What the Manifest Must Include

A common mistake is saving only task status — which tasks are done and which are pending — without referencing the findings from completed tasks.

One team implemented exactly this. After a crash and restart, the coordinator knew that tasks 1-3 were complete and it should start at task 4. But it had no access to what tasks 1-3 actually discovered. The result: the recovered agent used vague references like “typical patterns” instead of the specific class names and line numbers it had found before the crash.

The fix is including scratchpad file paths in the manifest. Since sub-agents typically write findings to scratchpad files already (a best practice from K5.4.2), the manifest just needs to point to those files. On recovery, the coordinator loads the manifest, reads the referenced scratchpad files, and has both the progress status and the detailed findings.

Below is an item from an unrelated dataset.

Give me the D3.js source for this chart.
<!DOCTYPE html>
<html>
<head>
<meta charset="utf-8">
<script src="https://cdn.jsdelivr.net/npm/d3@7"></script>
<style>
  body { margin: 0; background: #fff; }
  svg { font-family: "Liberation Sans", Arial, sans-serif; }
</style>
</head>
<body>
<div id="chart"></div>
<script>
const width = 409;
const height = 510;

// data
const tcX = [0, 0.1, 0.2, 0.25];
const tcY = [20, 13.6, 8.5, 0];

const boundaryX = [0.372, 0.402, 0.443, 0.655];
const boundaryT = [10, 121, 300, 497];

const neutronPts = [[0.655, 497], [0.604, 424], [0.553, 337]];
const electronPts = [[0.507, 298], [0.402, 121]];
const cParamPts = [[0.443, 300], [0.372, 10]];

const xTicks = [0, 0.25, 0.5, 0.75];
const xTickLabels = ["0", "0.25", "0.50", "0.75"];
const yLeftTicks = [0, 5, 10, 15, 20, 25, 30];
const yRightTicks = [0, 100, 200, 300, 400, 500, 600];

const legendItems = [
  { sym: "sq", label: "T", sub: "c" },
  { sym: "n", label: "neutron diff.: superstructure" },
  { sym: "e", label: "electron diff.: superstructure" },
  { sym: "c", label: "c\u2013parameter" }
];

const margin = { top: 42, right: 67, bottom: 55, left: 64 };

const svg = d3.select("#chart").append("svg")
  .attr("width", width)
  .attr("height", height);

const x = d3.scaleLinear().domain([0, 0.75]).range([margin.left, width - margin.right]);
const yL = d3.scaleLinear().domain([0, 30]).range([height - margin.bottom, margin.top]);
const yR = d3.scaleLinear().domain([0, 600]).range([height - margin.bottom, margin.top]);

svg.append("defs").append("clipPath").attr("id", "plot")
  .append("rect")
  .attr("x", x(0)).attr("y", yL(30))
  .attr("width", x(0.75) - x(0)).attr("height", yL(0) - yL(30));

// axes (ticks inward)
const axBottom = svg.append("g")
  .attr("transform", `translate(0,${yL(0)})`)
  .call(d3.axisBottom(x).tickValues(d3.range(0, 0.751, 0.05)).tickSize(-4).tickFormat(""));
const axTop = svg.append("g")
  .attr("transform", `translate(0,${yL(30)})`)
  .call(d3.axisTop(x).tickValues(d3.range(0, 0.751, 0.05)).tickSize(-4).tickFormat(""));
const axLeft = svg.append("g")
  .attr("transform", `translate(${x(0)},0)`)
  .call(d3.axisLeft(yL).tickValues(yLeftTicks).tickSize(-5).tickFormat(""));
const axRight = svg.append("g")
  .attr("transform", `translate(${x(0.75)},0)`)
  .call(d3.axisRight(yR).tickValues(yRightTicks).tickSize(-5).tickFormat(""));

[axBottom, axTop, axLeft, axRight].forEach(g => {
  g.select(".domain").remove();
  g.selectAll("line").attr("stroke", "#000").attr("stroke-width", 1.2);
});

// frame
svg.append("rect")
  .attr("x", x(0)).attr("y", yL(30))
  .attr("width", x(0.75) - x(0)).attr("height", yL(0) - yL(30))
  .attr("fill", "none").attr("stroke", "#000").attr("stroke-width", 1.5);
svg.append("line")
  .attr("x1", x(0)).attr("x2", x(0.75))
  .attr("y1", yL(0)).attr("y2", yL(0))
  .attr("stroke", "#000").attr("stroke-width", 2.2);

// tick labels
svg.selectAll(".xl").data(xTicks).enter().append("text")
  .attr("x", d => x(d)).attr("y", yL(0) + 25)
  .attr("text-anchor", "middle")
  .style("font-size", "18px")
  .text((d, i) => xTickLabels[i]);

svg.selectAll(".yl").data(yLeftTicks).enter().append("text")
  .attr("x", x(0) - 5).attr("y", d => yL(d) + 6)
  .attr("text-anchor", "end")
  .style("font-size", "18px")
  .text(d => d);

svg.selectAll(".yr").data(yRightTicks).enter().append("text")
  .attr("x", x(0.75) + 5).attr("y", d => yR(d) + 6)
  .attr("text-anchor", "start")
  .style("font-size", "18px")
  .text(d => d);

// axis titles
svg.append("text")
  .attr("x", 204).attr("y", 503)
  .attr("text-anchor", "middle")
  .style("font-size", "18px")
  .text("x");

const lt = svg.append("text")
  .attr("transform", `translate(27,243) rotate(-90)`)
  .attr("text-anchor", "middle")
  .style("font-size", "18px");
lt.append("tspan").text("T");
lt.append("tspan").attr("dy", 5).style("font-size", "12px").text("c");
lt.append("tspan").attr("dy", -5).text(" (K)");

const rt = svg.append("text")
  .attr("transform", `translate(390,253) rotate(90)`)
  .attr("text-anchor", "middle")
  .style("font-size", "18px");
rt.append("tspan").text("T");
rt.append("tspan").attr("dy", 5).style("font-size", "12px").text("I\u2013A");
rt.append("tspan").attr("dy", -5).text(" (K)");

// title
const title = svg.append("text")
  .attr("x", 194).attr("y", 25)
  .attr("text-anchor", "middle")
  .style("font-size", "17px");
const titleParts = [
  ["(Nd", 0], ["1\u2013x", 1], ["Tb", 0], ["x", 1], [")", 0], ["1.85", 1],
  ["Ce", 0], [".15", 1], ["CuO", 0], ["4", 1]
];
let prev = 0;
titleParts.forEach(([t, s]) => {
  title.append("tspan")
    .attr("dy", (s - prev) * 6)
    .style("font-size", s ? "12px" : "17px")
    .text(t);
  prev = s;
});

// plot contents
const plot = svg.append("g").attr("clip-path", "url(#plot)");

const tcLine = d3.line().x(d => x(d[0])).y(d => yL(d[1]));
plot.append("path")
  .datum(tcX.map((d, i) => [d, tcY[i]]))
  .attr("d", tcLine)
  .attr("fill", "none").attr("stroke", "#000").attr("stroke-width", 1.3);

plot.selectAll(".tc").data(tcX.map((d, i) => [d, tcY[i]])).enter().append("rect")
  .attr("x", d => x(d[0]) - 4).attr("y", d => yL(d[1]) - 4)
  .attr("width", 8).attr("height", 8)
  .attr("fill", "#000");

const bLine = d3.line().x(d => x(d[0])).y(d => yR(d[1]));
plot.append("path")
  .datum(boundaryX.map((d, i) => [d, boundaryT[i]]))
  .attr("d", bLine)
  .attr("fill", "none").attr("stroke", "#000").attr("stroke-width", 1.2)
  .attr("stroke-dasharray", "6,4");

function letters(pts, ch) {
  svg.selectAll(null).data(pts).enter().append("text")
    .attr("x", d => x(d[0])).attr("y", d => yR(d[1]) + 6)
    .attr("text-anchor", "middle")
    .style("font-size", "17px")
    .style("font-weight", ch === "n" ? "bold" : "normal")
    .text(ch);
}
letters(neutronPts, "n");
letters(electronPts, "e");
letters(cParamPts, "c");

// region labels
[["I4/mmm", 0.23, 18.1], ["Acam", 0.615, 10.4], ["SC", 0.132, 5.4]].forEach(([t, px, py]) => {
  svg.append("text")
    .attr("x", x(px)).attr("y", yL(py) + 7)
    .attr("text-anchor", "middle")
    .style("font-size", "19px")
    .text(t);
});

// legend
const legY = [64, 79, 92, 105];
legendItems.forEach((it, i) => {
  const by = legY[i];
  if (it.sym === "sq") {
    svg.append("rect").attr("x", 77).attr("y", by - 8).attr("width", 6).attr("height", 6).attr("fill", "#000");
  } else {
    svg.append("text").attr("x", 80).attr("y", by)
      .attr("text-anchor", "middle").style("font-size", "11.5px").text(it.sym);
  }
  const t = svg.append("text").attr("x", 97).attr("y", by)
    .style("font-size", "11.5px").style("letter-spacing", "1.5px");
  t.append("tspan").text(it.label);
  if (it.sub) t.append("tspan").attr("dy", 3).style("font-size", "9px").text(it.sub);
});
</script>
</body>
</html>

Without findings references: the agent knows where it stopped but not what it learned. With findings references: the agent resumes with full context.

Keep the Manifest Current

A stale manifest is almost as bad as no manifest. One team wrote the manifest once at the start of the run and never updated it. When crashes occurred on later tasks, the manifest pointed to an empty state — recovery started from scratch because the manifest said nothing was complete.

Metrics from a team that deployed manifest recovery but had one stale-manifest failure:

Without recoveryWith manifest recovery
Crashes per month77
Avg time lost per crash35 min (full restart)8 min (resume from checkpoint)
Monthly time lost245 min56 min
Recovery success rate86% (6/7)

The one failed recovery was caused by the stale manifest. The fix: update the manifest after every completed task, not on a schedule or only at startup. The overhead of writing a small JSON file is negligible.

What Not to Save

Not the full conversation history. One engineer proposed saving the complete conversation after every API call. The math kills this: a mid-run conversation reaches 100K+ tokens, and with 40+ API calls per analysis, that is 4 million tokens of I/O per run. Worse, on recovery the full conversation may exceed the context window, producing degraded quality. The manifest approach is orders of magnitude lighter.

Not a replay log. Recording every tool call and replaying them from the beginning to reconstruct state re-does all the completed work. If the goal is to avoid restarting, replaying the entire session from scratch accomplishes nothing.

Not a distributed transaction system. Two-phase commit, write-ahead logging, distributed consensus — these are appropriate for databases handling concurrent writes with consistency guarantees. A sequential multi-agent pipeline needs a JSON file updated after each phase, not enterprise infrastructure.

The Right Level of Engineering

Crash recovery for multi-agent systems sits at a specific point on the complexity spectrum:

ApproachComplexityEffectiveness
No recoveryNoneFull restart on every crash
Manifest + scratchpad refsLowResume from last completed phase
Full conversation saveHighLarge I/O, possible context overflow
Database + transactionsVery highOverkill for sequential pipelines
VM snapshotsVery highInfrastructure-dependent, slow

The manifest approach provides the vast majority of recovery value at minimal implementation cost. A team can go from zero recovery to effective crash resilience with a single JSON file and a few read/write calls.

Integration with the Broader Context Strategy

The manifest does not stand alone. It builds on the same file-based persistence that powers scratchpad files and sub-agent output:

  • Scratchpad files preserve findings as they are discovered (K5.4.2)
  • Sub-agent delegation keeps raw data isolated and returns summaries (K5.4.3)
  • The manifest ties it all together by recording which phases are done and where the findings live

On recovery, the coordinator loads the manifest, reads the referenced scratchpad files, and rebuilds enough context to continue. No work is repeated. The conversation is fresh, but the knowledge is preserved.


One-liner: Write a manifest file after each completed phase — recording task status and scratchpad paths — so a crash costs you one phase of work, not the entire run.